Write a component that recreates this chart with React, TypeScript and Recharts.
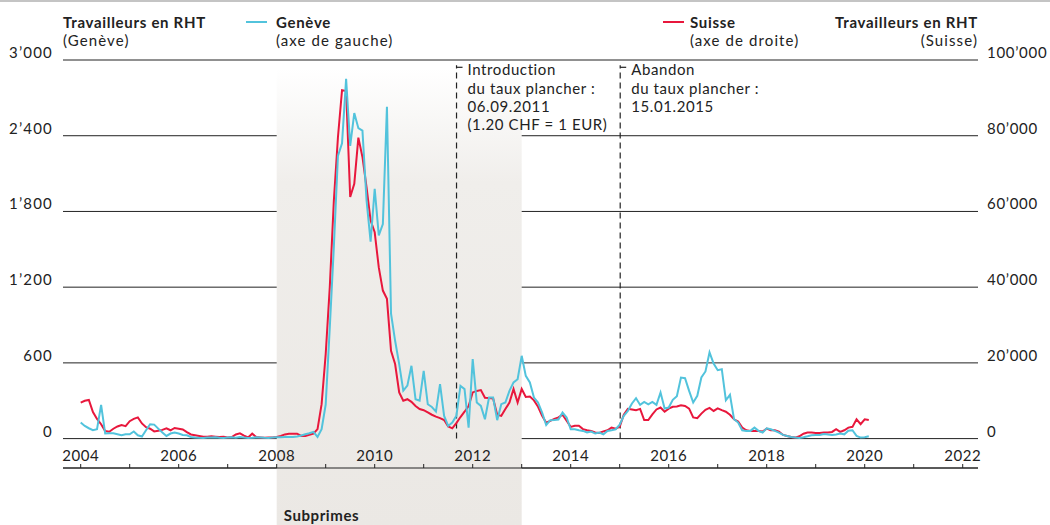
import React from 'react';
import { ComposedChart, Line, XAxis, YAxis, CartesianGrid, ReferenceArea, ReferenceLine } from 'recharts';

// monthly series, first value = January 2004
const startYear = 2004;

// workers on short-time work (RHT), Geneva, left axis
const geneva = [
  127, 100, 82, 66, 74, 267, 40, 42, 42, 34, 26, 34,
  34, 56, 26, 16, 66, 114, 111, 79, 48, 21, 40, 48,
  40, 29, 26, 13, 8, 6, 5, 8, 8, 10, 6, 5,
  8, 10, 6, 12, 8, 5, 6, 10, 8, 6, 5, 8,
  10, 10, 12, 12, 13, 16, 24, 34, 42, 53, 13, 74,
  270, 880, 1520, 2240, 2340, 2850, 2320, 2580, 2460, 2440, 1890, 1560,
  1980, 1610, 1700, 2630, 990, 775, 590, 380, 420, 577, 312, 300,
  537, 272, 250, 214, 431, 180, 100, 127, 180, 418, 392, 87,
  630, 286, 259, 153, 325, 325, 146, 273, 286, 378, 445, 471,
  656, 497, 445, 325, 286, 206, 108, 146, 148, 151, 206, 167,
  74, 74, 66, 61, 48, 56, 40, 48, 34, 61, 66, 74,
  110, 180, 220, 278, 320, 267, 291, 272, 291, 267, 365, 238,
  246, 307, 336, 484, 479, 378, 286, 339, 484, 532, 683, 595,
  542, 550, 304, 347, 153, 127, 66, 61, 61, 87, 61, 48,
  82, 74, 61, 48, 29, 21, 13, 8, 5, 11, 18, 26,
  29, 29, 37, 32, 29, 32, 40, 34, 63, 66, 21, 8,
  11, 18,
];

// workers on short-time work (RHT), Switzerland, right axis
const suisse = [
  9500, 10000, 10200, 7000, 5200, 3800, 2000, 1800, 2600, 3200, 3600, 3300,
  4600, 5200, 5600, 4000, 3000, 2600, 1900, 2100, 2300, 2700, 2200, 2800,
  2600, 2400, 1700, 1100, 900, 700, 500, 500, 600, 500, 400, 500,
  300, 400, 1100, 1400, 800, 300, 1300, 400, 300, 200, 300, 300,
  400, 700, 1100, 1300, 1300, 1300, 700, 700, 1000, 1300, 2500, 9100,
  22300, 40000, 62900, 79600, 92000, 91800, 63800, 67300, 79500, 74400, 66400, 57600,
  54500, 45200, 39100, 36900, 23200, 19700, 12200, 10000, 10400, 9700, 8600, 7800,
  7500, 6900, 6300, 5800, 5400, 4900, 3200, 2700, 4100, 5700, 7100, 8600,
  12200, 12600, 12800, 10800, 10700, 10600, 6300, 6000, 7800, 9500, 13100, 9500,
  13100, 11000, 11100, 10100, 8400, 6000, 4200, 4700, 5200, 5600, 6300, 4700,
  3100, 3400, 3400, 2500, 2200, 2000, 1600, 1500, 1900, 2200, 2900, 2600,
  3100, 6300, 7850, 7700, 7500, 7850, 4900, 4900, 6400, 7700, 8200, 7100,
  7900, 8400, 8500, 8800, 8600, 7900, 5600, 5400, 6600, 7600, 8100, 7300,
  8000, 7500, 7100, 6300, 5100, 4500, 2900, 2200, 2000, 2000, 2000, 1850,
  2650, 2200, 2200, 1850, 970, 700, 440, 260, 620, 1300, 1600, 1600,
  1500, 1500, 1600, 1600, 1760, 2500, 1760, 2200, 2900, 3100, 5100, 3800,
  5100, 4900,
];

const leftTicks = [0, 600, 1200, 1800, 2400, 3000];
const rightTicks = [0, 20000, 40000, 60000, 80000, 100000];
const yearTicks = [
  2004, 2005, 2006, 2007, 2008, 2009, 2010, 2011, 2012, 2013,
  2014, 2015, 2016, 2017, 2018, 2019, 2020, 2021, 2022,
];

const subprimes = { from: 2008, to: 2013, label: 'Subprimes' };

const events = [
  { date: 2011.67, lines: ['Introduction', 'du taux plancher :', '06.09.2011', '(1.20 CHF = 1 EUR)'] },
  { date: 2015.01, lines: ['Abandon', 'du taux plancher :', '15.01.2015'] },
];

const rows = geneva.map((g, i) => ({ t: startYear + i / 12, geneva: g, suisse: suisse[i] }));

// Lato keeps the two-line labels from colliding at 18px spacing
const FONT = 'Lato, "Open Sans", sans-serif';
const FS = 15;
const LH = 18.2;
const INK = '#222';
const CYAN = '#52c3dc';
const RED = '#e8173c';

const fmt = (v: number) => String(v).replace(/\B(?=(\d{3})+(?!\d))/g, '\u2019');

const LeftTick = ({ x, y, payload }: any) => (
  <text x={x} y={y} dy={-2} textAnchor="end" fill={INK} fontSize={FS} fontFamily={FONT} letterSpacing={1.2}>
    {fmt(payload.value)}
  </text>
);

const RightTick = ({ x, y, payload }: any) => (
  <text x={x} y={y} dy={-2} textAnchor="start" fill={INK} fontSize={FS} fontFamily={FONT} letterSpacing={0.7}>
    {fmt(payload.value)}
  </text>
);

const eventLabel = (lines: string[]) => (props: any) => {
  const vb = props.viewBox || {};
  const x = vb.x;
  const y = vb.y;
  return (
    <g>
      <path d={`M${x},${y + 2} h6`} stroke={INK} strokeWidth={1.2} />
      {lines.map((l, i) => (
        <text key={i} x={x + 11} y={y + 10 + i * LH} fill={INK} fontSize={FS} fontFamily={FONT} letterSpacing={0.6}>
          {l}
        </text>
      ))}
    </g>
  );
};

const areaLabel = (props: any) => {
  const vb = props.viewBox || {};
  return (
    <text x={vb.x + 7} y={vb.y + vb.height - 6} fill={INK} fontSize={FS} fontWeight={700} fontFamily={FONT} letterSpacing={0.6}>
      {subprimes.label}
    </text>
  );
};

const txt: React.CSSProperties = {
  position: 'absolute',
  fontFamily: FONT,
  fontSize: FS,
  color: INK,
  lineHeight: `${LH}px`,
  letterSpacing: 1.1,
  whiteSpace: 'nowrap',
};
const bold: React.CSSProperties = { fontWeight: 700, letterSpacing: 0.7 };

export default function App() {
  return (
    <div style={{ position: 'absolute', left: 0, top: 0, width: 1050, height: 525, background: '#fff', overflow: 'hidden' }}>
      <div style={{ position: 'absolute', left: 0, top: 0, width: 1050, height: 2, background: '#c4c4c4' }} />

      <div style={{ ...txt, left: 63, top: 13 }}>
        <span style={bold}>Travailleurs en RHT</span>
        <br />
        (Genève)
      </div>
      <div style={{ position: 'absolute', left: 246, top: 21, width: 21, height: 2, background: CYAN }} />
      <div style={{ ...txt, left: 276, top: 13 }}>
        <span style={bold}>Genève</span>
        <br />
        (axe de gauche)
      </div>
      <div style={{ position: 'absolute', left: 663, top: 21, width: 21, height: 2, background: RED }} />
      <div style={{ ...txt, left: 690, top: 13 }}>
        <span style={bold}>Suisse</span>
        <br />
        (axe de droite)
      </div>
      <div style={{ ...txt, right: 1050 - 978, top: 13, textAlign: 'right' }}>
        <span style={bold}>Travailleurs en RHT</span>
        <br />
        (Suisse)
      </div>

      <div style={{ position: 'absolute', left: 0, top: 0 }}>
        <ComposedChart width={1050} height={525} data={rows} margin={{ top: 60, right: 0, bottom: 57, left: 0 }}>
          <defs>
            <linearGradient id="shade" x1="0" y1="0" x2="0" y2="1">
              <stop offset="0" stopColor="#ffffff" />
              <stop offset="0.25" stopColor="#f0eeeb" />
              <stop offset="1" stopColor="#ebe8e4" />
            </linearGradient>
          </defs>
          <ReferenceArea
            yAxisId="left"
            x1={subprimes.from}
            x2={subprimes.to}
            y1={-700}
            y2={2935}
            ifOverflow="visible"
            fill="url(#shade)"
            fillOpacity={1}
            stroke="none"
            label={areaLabel}
          />
          <CartesianGrid yAxisId="left" vertical={false} stroke={INK} strokeWidth={1} />
          <XAxis
            dataKey="t"
            type="number"
            domain={[2003.639, 2022.312]}
            allowDataOverflow
            ticks={yearTicks}
            interval={0}
            tickFormatter={(v: number) => (v % 2 === 0 ? String(v) : '')}
            mirror
            height={1}
            tickSize={4}
            tickMargin={3}
            axisLine={{ stroke: INK }}
            tickLine={{ stroke: INK }}
            tick={{ fill: INK, fontSize: FS, fontFamily: FONT, letterSpacing: 0.5 }}
          />
          <YAxis
            yAxisId="left"
            domain={[-233, 3000]}
            allowDataOverflow
            ticks={leftTicks}
            interval={0}
            width={63}
            axisLine={false}
            tickLine={false}
            tickSize={0}
            tickMargin={10}
            tick={<LeftTick />}
          />
          <YAxis
            yAxisId="right"
            orientation="right"
            domain={[-7767, 100000]}
            allowDataOverflow
            ticks={rightTicks}
            interval={0}
            width={72}
            axisLine={false}
            tickLine={false}
            tickSize={0}
            tickMargin={9}
            tick={<RightTick />}
          />
          {events.map((e) => (
            <ReferenceLine
              key={e.date}
              yAxisId="left"
              segment={[{ x: e.date, y: 0 }, { x: e.date, y: 2958 }]}
              stroke={INK}
              strokeWidth={1.2}
              strokeDasharray="6 4"
              ifOverflow="visible"
              label={eventLabel(e.lines)}
            />
          ))}
          <Line
            yAxisId="right"
            type="linear"
            dataKey="suisse"
            stroke={RED}
            strokeWidth={2}
            dot={false}
            isAnimationActive={false}
          />
          <Line
            yAxisId="left"
            type="linear"
            dataKey="geneva"
            stroke={CYAN}
            strokeWidth={2}
            dot={false}
            isAnimationActive={false}
          />
        </ComposedChart>
      </div>
    </div>
  );
}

########

### [Goal]
Skip every picture and return the lines above from the top through the one that contains "const startYear = 2004;".

### [In response]
Write a component that recreates this chart with React, TypeScript and Recharts.
import React from 'react';
import { ComposedChart, Line, XAxis, YAxis, CartesianGrid, ReferenceArea, ReferenceLine } from 'recharts';

// monthly series, first value = January 2004
const startYear = 2004;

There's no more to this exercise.